“There came a day, a day unlike any other, when Earth’s mightiest heroes found themselves united against a common threat. On that day, the Avengers were born – to fight the foes no single superhero could withstand! Heed the call, then – for now, Avengers Assemble!”
These are the iconic lines which preamble innumerable issues of The Avengers. Of course, that particular day in question (wherein fate intervened to bring together Thor, Iron Man, the Hulk, Ant-man, and the Wasp against one of Loki’s decidedly less nefarious machinations), was hardly unlike any other. There have been as many days like it as there have been incarnations of the Avengers. Years later, it was a supervillain prison breakout at the Raft that brought together the New Avengers. On an alternate Earth designated 1610, it was the military-industrial complex’s answer to the emergence of super-terrorism that lead to the formation of the Ultimates. Most recently in Hickman’s run, the Avengers and Illuminati alike were reestablished upon the later learning of a systemic multiversal collapse.
And now such a day is allegedly here again, fate conspiring to united an “all-new, all different” Avengers. There initial raison d’etre here comes in the form of an overconfident Chituri evidently unfamiliar with Thanos, Galactus, and countless other would-be-conquerors’ who’d been repeatedly repelled by the strongmen of Earth. As far as stakes go, it’s hardly operatic, more Vaudeville than Shakespearean. Tonally, it truly does seem “all-new, all-different” than anything that’s come in the last decade. Simply compare this issue to the opening salvo of Hickman’s previous volume:
“There was nothing. Followed by everything. Swirling, burning specks of creation that circled life-giving suns. And then, we raced to the light. It was a spark that started the fire – a legend that grew in the telling. Some believe it was the moment they rescued Hyperion from a dying universe. Others said it was when the Guard were broken on the dead moon. Many more think it was when Ex Nihilo terraformed Mars, transforming the red planet green. They were all wrong. As it happened before the light. Before the war. Before the fall. It started with two men. One was life… and one was death.
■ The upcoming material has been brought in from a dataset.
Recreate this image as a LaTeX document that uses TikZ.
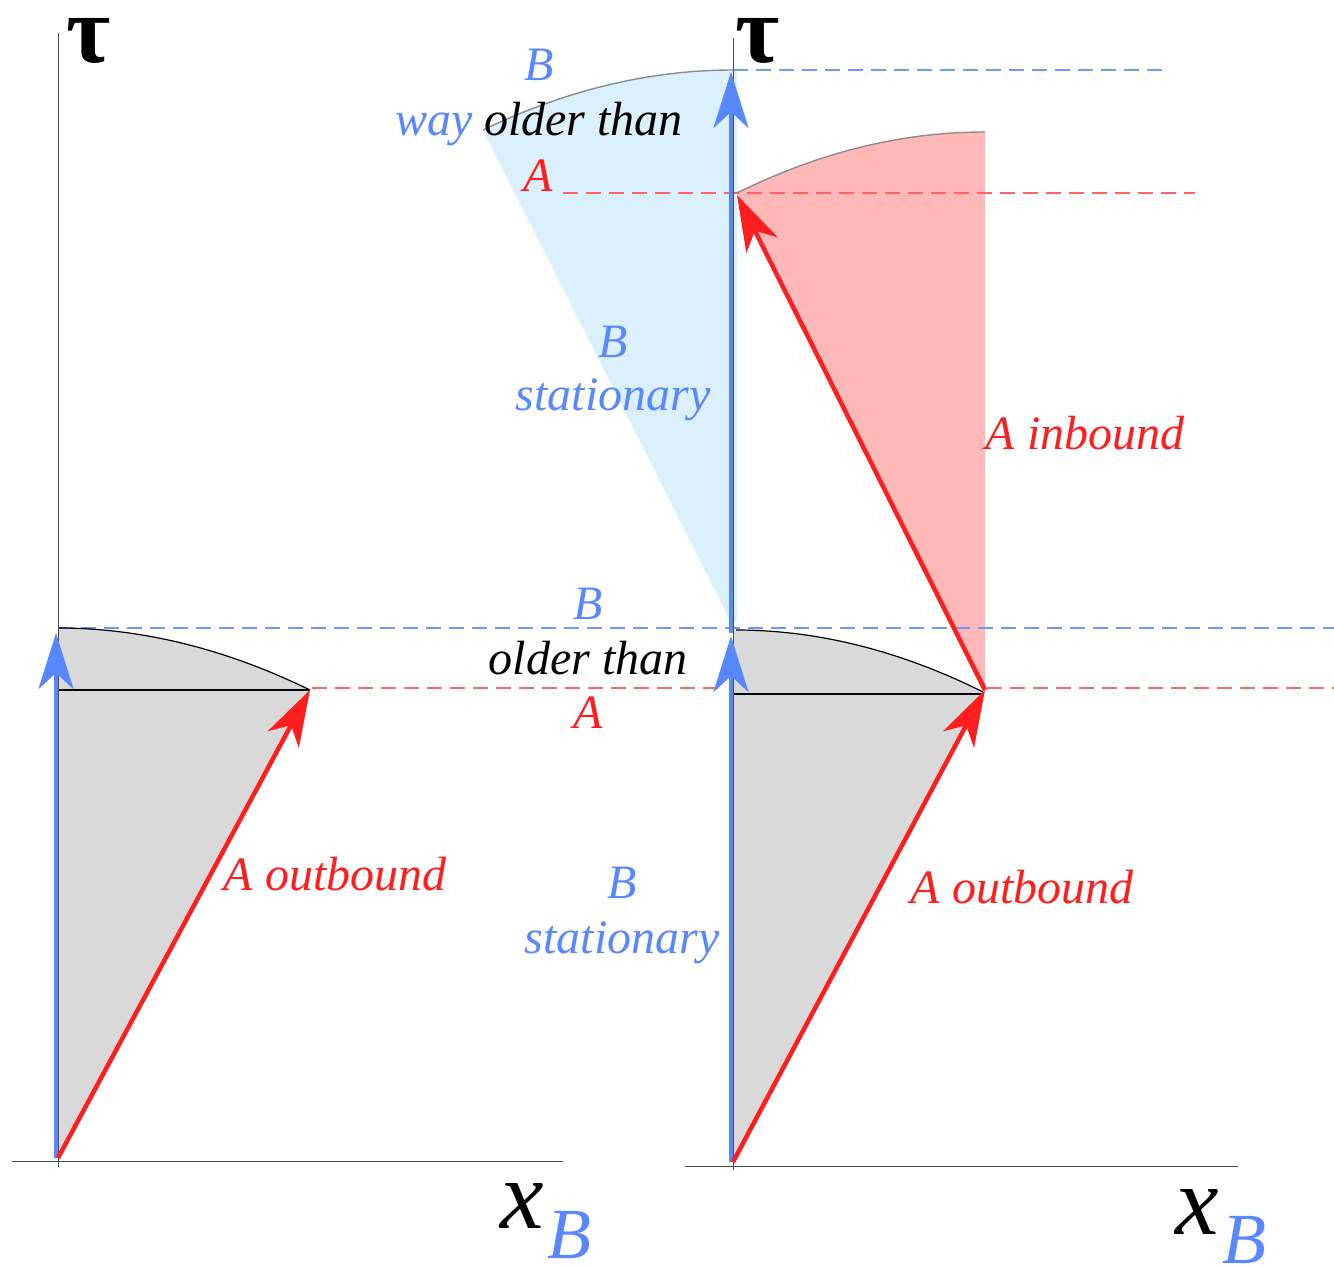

Such set the cadence for a ninety-three issue run across two flagship titles and two major events. Mark Waid, in taking the reigns, opens with the words “You’re a jerk!” They are being shouted by Kamala Khan to Sam Alexander, who also share top billing in the angst-ridden backup story, with promises of more teen drama from the current writer of Archie. This first splash page conveys a message which is reinforced throughout the rest of the issue: nowhere in the promise of “new” and “different” was there any mention of “better,” “as good,” or even “not far worse than before.”
As mentioned in my review of The Ultimates #1, I tend to follow creators instead of characters. Thus, despite disliking nearly every member on both teams save for Nova, I bought The Ultimates based on the involvement of Kenneth Rocafort and Avengers due to Mark Waid. The Ultimates was a genuinely great issue, not merely in the context of my lowered expectations; Avengers, on the other hand, proved that even the esteemed writer of Kingdom Come and Birthright can disappoint on occasion.
In fact, given Waid’s pedigree, one would have expected him to continue Hickman’s DC-ification of the Marvel universe. Like the Justice League, Hickman’s Avengers were modern-day gods; their struggles, their emotions, even they themselves all larger than life. Waid pulls hard in the opposite direction, giving every character the Spider-man treatment. In between the bouts of superheroics they are relatable human beings with pedestrian problems. Sam Wilson deals with social and mainstream media’s constant filtering of reality through the lens of racial politics. Tony Stark is strapped for cash.
The only character such an approach really works for is Sam Alexander, who since his debut has been positioned as the next generation’s Peter Parker. But it comes at the expense of any reader sympathy for Ms. Khan. Their meet-cute is only cute in one direction, that being Sam’s hormone-induced but ultimately harmless bumbling and fumbling for words. Without cause Kamila is immediately curt with him, coming across as a bit of a “Scarlet Witch,” having had more empathy for a rampaging monster than the guy obviously attracted to her. None of which to say their encounter is unrealistic; I’ve met many a Kamala Khan in class and at bars. But that does nothing to endear me to the character Waid is writing.
Adam Kubert is the only artist in the industry whose backgrounds are so much better than his character work, particularly faces, especially considering the face is the detail the eye will naturally focus on. He pencilled several issues of Hickman’s Avengers as well, and of all the incredible talent on that run it is surprising that Joe Kubert’s eldest was the one asked to illustrate Marvel’s flagship title. Overall, his art in this issue is lukewarm; neither reason to buy it nor reason not to.
Which is another way of saying Kubert’s art doesn’t save Waid’s writing, which itself doesn’t save the eclectic roster of characters Marvel seems dead set on convincing readers are destined to become as iconic as Steve Rogers and Peter Parker. Perhaps in the decades hence, after other writers have explored these characters, that may prove true. But if this opening issue is any indication, it won’t be Mark Waid or this run to accomplish such a task.
Don’t heed the call. These Avengers don’t need to assemble.